Bernhard von Clairvaux – Das Wachstum der Seele

Die Seele muß wachsen und sich breiten, um Gott aufzunehmen. Denn obwohl sie als Geist keine körperliche Ausdehnung gewinnen kann, so giebt ihr doch die Gnade, was ihr die Natur versagt. Sie soll geistig wachsen und zunehmen; sie soll nicht dem Wesen, sondern der Kraft nach wachsen, sie soll auch der Herrlichkeit nach wachsen. Sie soll heranwachsen zu einem vollkommnen Manne nach dem Maaße des Alters Christi, sie soll heranwachsen zu einem heiligen Tempel Gottes. Ihre Größe aber muß man immer nach dem Umfange der Liebe beurtheilen, von der sie erfüllt ist. Liebe sie viel, so ist sie groß; liebt sie wenig, so ist sie klein, liebt sie nicht, so ist sie Nichts.

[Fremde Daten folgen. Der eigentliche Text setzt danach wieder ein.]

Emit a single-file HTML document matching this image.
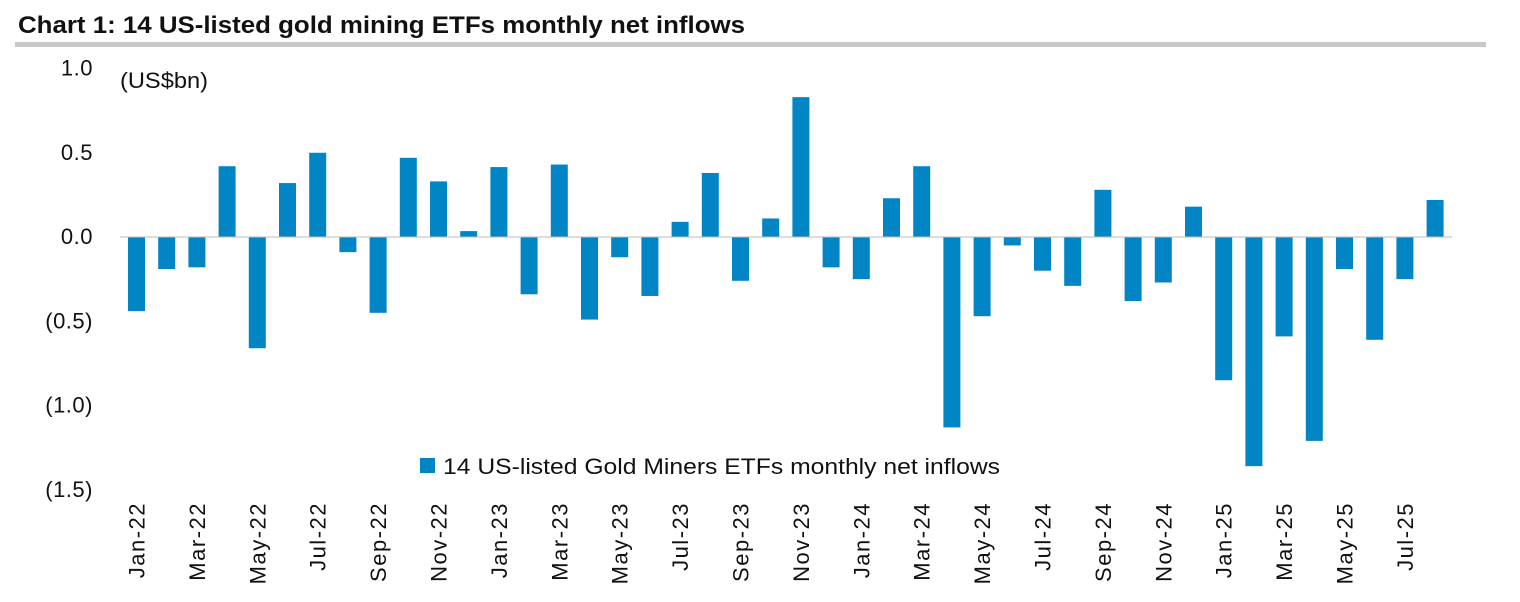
<!DOCTYPE html>
<html><head><meta charset="utf-8"><style>
body{margin:0;background:#fff;width:1520px;height:597px;overflow:hidden;font-family:"Liberation Sans",sans-serif}
</style></head><body>
<svg width="1520" height="597" xmlns="http://www.w3.org/2000/svg">
<text x="18" y="33" font-size="24" font-weight="bold" fill="#111" textLength="727" lengthAdjust="spacingAndGlyphs">Chart 1: 14 US-listed gold mining ETFs monthly net inflows</text>
<rect x="15" y="42" width="1471" height="5" fill="#c8c8c8"/>
<text x="120" y="88" font-size="22" fill="#111" textLength="88" lengthAdjust="spacingAndGlyphs">(US$bn)</text>
<g id="yaxis"></g><g id="bars"></g><g id="xaxis"></g>
<rect x="420" y="458" width="15" height="15" fill="#0285c4"/>
<text x="443" y="474" font-size="22" fill="#111" textLength="557" lengthAdjust="spacingAndGlyphs">14 US-listed Gold Miners ETFs monthly net inflows</text>
</svg>
<script>
const months=["Jan-22","Feb-22","Mar-22","Apr-22","May-22","Jun-22","Jul-22","Aug-22","Sep-22","Oct-22","Nov-22","Dec-22","Jan-23","Feb-23","Mar-23","Apr-23","May-23","Jun-23","Jul-23","Aug-23","Sep-23","Oct-23","Nov-23","Dec-23","Jan-24","Feb-24","Mar-24","Apr-24","May-24","Jun-24","Jul-24","Aug-24","Sep-24","Oct-24","Nov-24","Dec-24","Jan-25","Feb-25","Mar-25","Apr-25","May-25","Jun-25","Jul-25","Aug-25"];
const inflows=[-0.44,-0.19,-0.18,0.42,-0.66,0.32,0.50,-0.09,-0.45,0.47,0.33,0.035,0.415,-0.34,0.43,-0.49,-0.12,-0.35,0.09,0.38,-0.26,0.11,0.83,-0.18,-0.25,0.23,0.42,-1.13,-0.47,-0.05,-0.20,-0.29,0.28,-0.38,-0.27,0.18,-0.85,-1.36,-0.59,-1.21,-0.19,-0.61,-0.25,0.22];
const yTicks=[1.0,0.5,0.0,-0.5,-1.0,-1.5];
const yTickLabels=["1.0","0.5","0.0","(0.5)","(1.0)","(1.5)"];
const NS="http://www.w3.org/2000/svg";
const y=v=>237-v*168.5;
const x=i=>136.5+i*30.2;
const ya=document.getElementById('yaxis'),bg=document.getElementById('bars'),xa=document.getElementById('xaxis');
yTicks.forEach((t,i)=>{const e=document.createElementNS(NS,'text');


e.setAttribute('x',93);e.setAttribute('y',y(t)+7);e.setAttribute('font-size','22');e.setAttribute('letter-spacing','0.5');e.setAttribute('text-anchor','end');e.setAttribute('fill','#111');e.textContent=yTickLabels[i];ya.appendChild(e);});
inflows.forEach((v,i)=>{const r=document.createElementNS(NS,'rect');


r.setAttribute('x',x(i)-8.5);r.setAttribute('width',17);r.setAttribute('y',Math.min(y(v),y(0)));r.setAttribute('height',Math.abs(y(v)-y(0)));r.setAttribute('fill','#0285c4');bg.appendChild(r);});
const ax=document.createElementNS(NS,'line');


ax.setAttribute('x1',120);ax.setAttribute('x2',1452);ax.setAttribute('y1',y(0));ax.setAttribute('y2',y(0));ax.setAttribute('stroke','#bbb');ax.setAttribute('stroke-width','1');xa.appendChild(ax);
months.forEach((m,i)=>{if(i%2)return;const e=document.createElementNS(NS,'text');


const cx=x(i)+8,cy=502;e.setAttribute('x',cx);e.setAttribute('y',cy);e.setAttribute('font-size','22');e.setAttribute('letter-spacing','1.5');e.setAttribute('text-anchor','end');e.setAttribute('fill','#111');e.setAttribute('transform','rotate(-90 '+cx+' '+cy+')');e.textContent=m;xa.appendChild(e);});
</script></body></html>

Bernhard von Clairvaux – Schöpfung der Seele

Die selige und heilige Dreieinigkeit, Vater, Sohn und Geist, schuf die menschliche Seele nach ihrem Bilde und Gleichniß, da sie ihr Gedächtniß, Vernunft und Willen und damit Macht, Weisheit und Reinheit gab. Allein von dieser höchsten und herrlichsten Dreiheit fiel die Seele in eine entgegengesetzte und häßliche: in Schwäche, Blindheit und Getrübtheit. Denn das Gedächtniß ward ohnmächtig, die Vernunft finster, der Wille unrein. Das Gedächtniß im Besondern, gleichsam auf Felsen herabstürzend, zerspaltete sich wiederum in die Dreiheit von leidenschaftlichen, beschwerlichen und müßigen Gedanken. Auch der Fall der Vernunft war ein dreifacher. Sie sollte unterscheiden zwischen gut und böse, Wahrheit und Irrthum, Vortheil und Schaden. In diesem Geschäft aber ist sie so erblindet, daß sie oft Böses für Gutes, Irrthum für Wahrheit, Schaden für Vortheil ansieht. Auch der Wille endlich, der mit dem höchsten Gute vereint und verbunden bleiben sollte, ging vermittelst der Augenlust, der Fleischeslust und des hoffärtigen Wesens ganz in die Liebe der Welt und des Irdischen ein.